At its annual conference a couple of days ago Resolution, the association of family lawyers, discussed the issue of no fault divorce. The introduction of no fault divorce has long been a policy of Resolution, so it came as no surprise to read that the conference was in support of it. However, following the debate on Twitter it seemed that there wasn’t a single member who was prepared to speak out against it.
Now, I wouldn’t say that all family lawyers are in support of the introduction of no fault divorce, but the conference does suggest that there is something approaching unanimity. Certainly, I can’t recall any family lawyer recently arguing in favour of the retention of our present fault-based system.
So, if family lawyers (including, incidentally, the judiciary) are virtually united in support of no fault divorce, then what do we have to do to get the message across so that this long-overdue change is finally put into effect?

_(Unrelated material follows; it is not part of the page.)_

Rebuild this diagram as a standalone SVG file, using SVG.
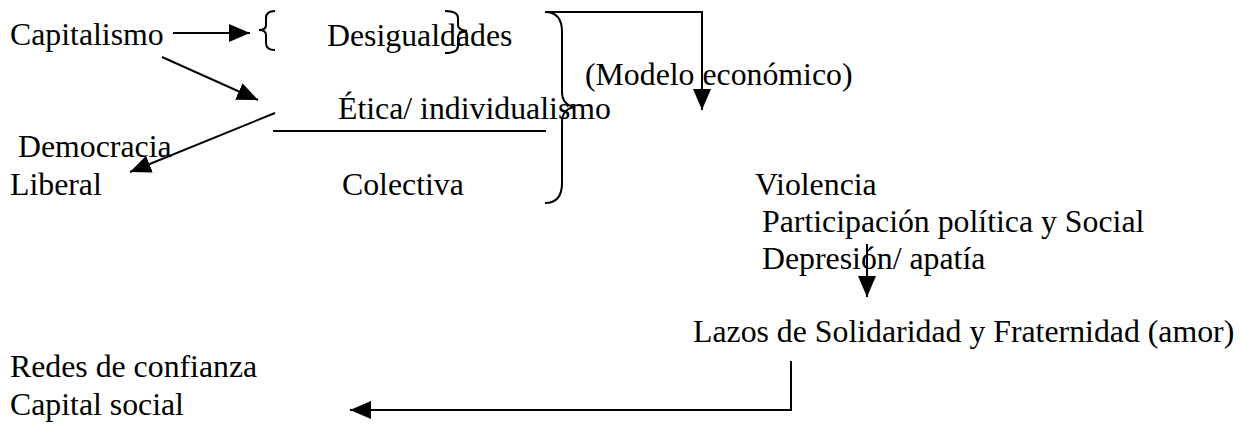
<svg xmlns="http://www.w3.org/2000/svg" width="1242" height="425" viewBox="0 0 1242 425">
<style>
text{font-family:"Liberation Serif","Times New Roman",serif;font-size:31.8px;fill:#000}
.ln{stroke:#000;stroke-width:2;fill:none}
.ar{stroke:#000;stroke-width:2;fill:none;marker-end:url(#ah)}
</style>
<defs>
<marker id="ah" markerUnits="userSpaceOnUse" markerWidth="22" markerHeight="18" refX="21" refY="9" orient="auto">
<path d="M0,0 L21,9 L0,18 z" fill="#000"/>
</marker>
</defs>
<rect width="1242" height="425" fill="#fff"/>
<g id="n-capitalismo"><text x="10" y="45">Capitalismo</text></g>
<g id="n-desigualdades"><text x="327" y="46">Desigualdades</text></g>
<g id="n-modelo"><text x="585" y="85">(Modelo económico)</text></g>
<g id="n-etica"><text x="338" y="119">Ética/ individualismo</text></g>
<g id="n-democracia"><text x="18" y="157">Democracia</text><text x="10" y="195">Liberal</text></g>
<g id="n-colectiva"><text x="342" y="195">Colectiva</text></g>
<g id="n-violencia"><text x="755" y="195">Violencia</text><text x="762" y="232">Participación política y Social</text><text x="762" y="269">Depresión/ apatía</text></g>
<g id="n-lazos"><text x="693" y="342">Lazos de Solidaridad y Fraternidad (amor)</text></g>
<g id="n-redes"><text x="10" y="377">Redes de confianza</text><text x="10" y="415">Capital social</text></g>
<g id="braces">
<path class="ln" d="M275,11 Q266,11 266,18 L266,25 Q266,30 259,30 Q266,30 266,35 L266,43 Q266,50 275,50"/>
<path class="ln" d="M445,11 Q458,11 458,18 L458,25 Q458,30 467,31 Q458,32 458,37 L458,46 Q458,53 445,53"/>
<path class="ln" d="M545,12 Q562,12 562,32 L562,92 Q562,105 575,107 Q562,109 562,122 L562,183 Q562,203 545,203"/>
<line class="ln" x1="273" y1="131" x2="546" y2="131"/>
</g>
<g id="connectors">
<line class="ar" x1="173" y1="33" x2="250" y2="33"/>
<line class="ar" x1="162" y1="57" x2="258" y2="100"/>
<line class="ar" x1="275" y1="113" x2="130" y2="172"/>
<polyline class="ar" points="545,12 702,12 702,110"/>
<line class="ar" x1="867" y1="244" x2="867" y2="297"/>
<polyline class="ar" points="791,361 791,410 350,410"/>
</g>
</svg>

The problem, as Sir Paul Coleridge pointed out at the conference, and as we have long known, is that no fault divorce is ‘high octane’, and it is therefore difficult to have an informed debate upon the subject. However, we divorce lawyers are obviously highly experienced in seeing the adverse effects of our fault-based system, so we are well placed to give an informed view, and thus we surely have a duty to press the case for reform.
The strange thing about all of this, of course, is that twenty years ago parliament did decide that it was time to bring in a no-fault divorce system. The argument, it seemed, had been won. Unfortunately, that turned out to be an illusion, and we now need to set out the case once more. However, the debate surrounding the Family Law Act 1996 and, on a smaller scale, the debate surrounding Richard Bacon MP’s current No Fault Divorce Bill, does at least give us an indication of what we are up against.
The primary objection to no fault divorce is that it makes divorce too easy, and will therefore lead to a significant increase in the number of divorces. But is this really the case? Whether or not fault has to be attributed, the dissolution of a marriage can hardly be considered a trivial thing: it is, quite literally, life-changing, with huge effects for the parties and, more importantly, for any dependent children. Will more people really decide that just because it is a bit easier they will embark upon that life-changing course? I think not.
The naysayers will point to the substantial increase in the divorce rate following the reforms of the 1960s. However, the situation then was quite different: those reforms released the pressure that was built up under the previous regime, which was highly restrictive, and which meant that many couples were forced to endure unhappy marriages that had often clearly broken down irretrievably. It was no wonder that the divorce rate increased. The situation now is quite different: the present law does not really prevent anyone from getting divorced, it just requires them to attribute blame, unless the parties have already been separated for two years.
Another objection to doing away with the attribution of blame for the breakdown of a marriage is that it will be unfair to the ‘innocent party’. To put it the other way, the party at fault will have ‘got away with it’. But how often is it the case that the breakdown of a marriage is solely the fault of one party? And even if it is, what is to be gained by attributing blame? The real thing that the innocent party has lost is their marriage, and the law cannot give that back to them.
And then we need to look at the positives that come with no fault divorce. The main one of course is that it will do away with the cause of considerable animosity – often where there was none previously – and thereby help to forge an atmosphere in which the parties can work together constructively to seek common ground on the important issues such as financial arrangements and, in particular, arrangements for children. It will also mean that the court will no longer need to consider whether the allegations contained in a petition are sufficient to prove irretrievable breakdown, incidentally doing away with regional variations in practice (I read recently that a certain divorce centre is being more strict with ‘weak’ behaviour petitions), and also of course doing away with the waste involved in contested divorce proceedings.
So the case for no fault divorce is clear, even with just the brief summary of the arguments set out above. We must press that case, and continue to press it at every opportunity. We must point out the benefits of reform, and counter the arguments against. This is not something that can be shelved for another twenty years – we must get it back on the political agenda, to reduce the burden on our over-stretched courts, for the benefit of many of those who suffer marriage breakdown, and, above all, for the welfare of their children.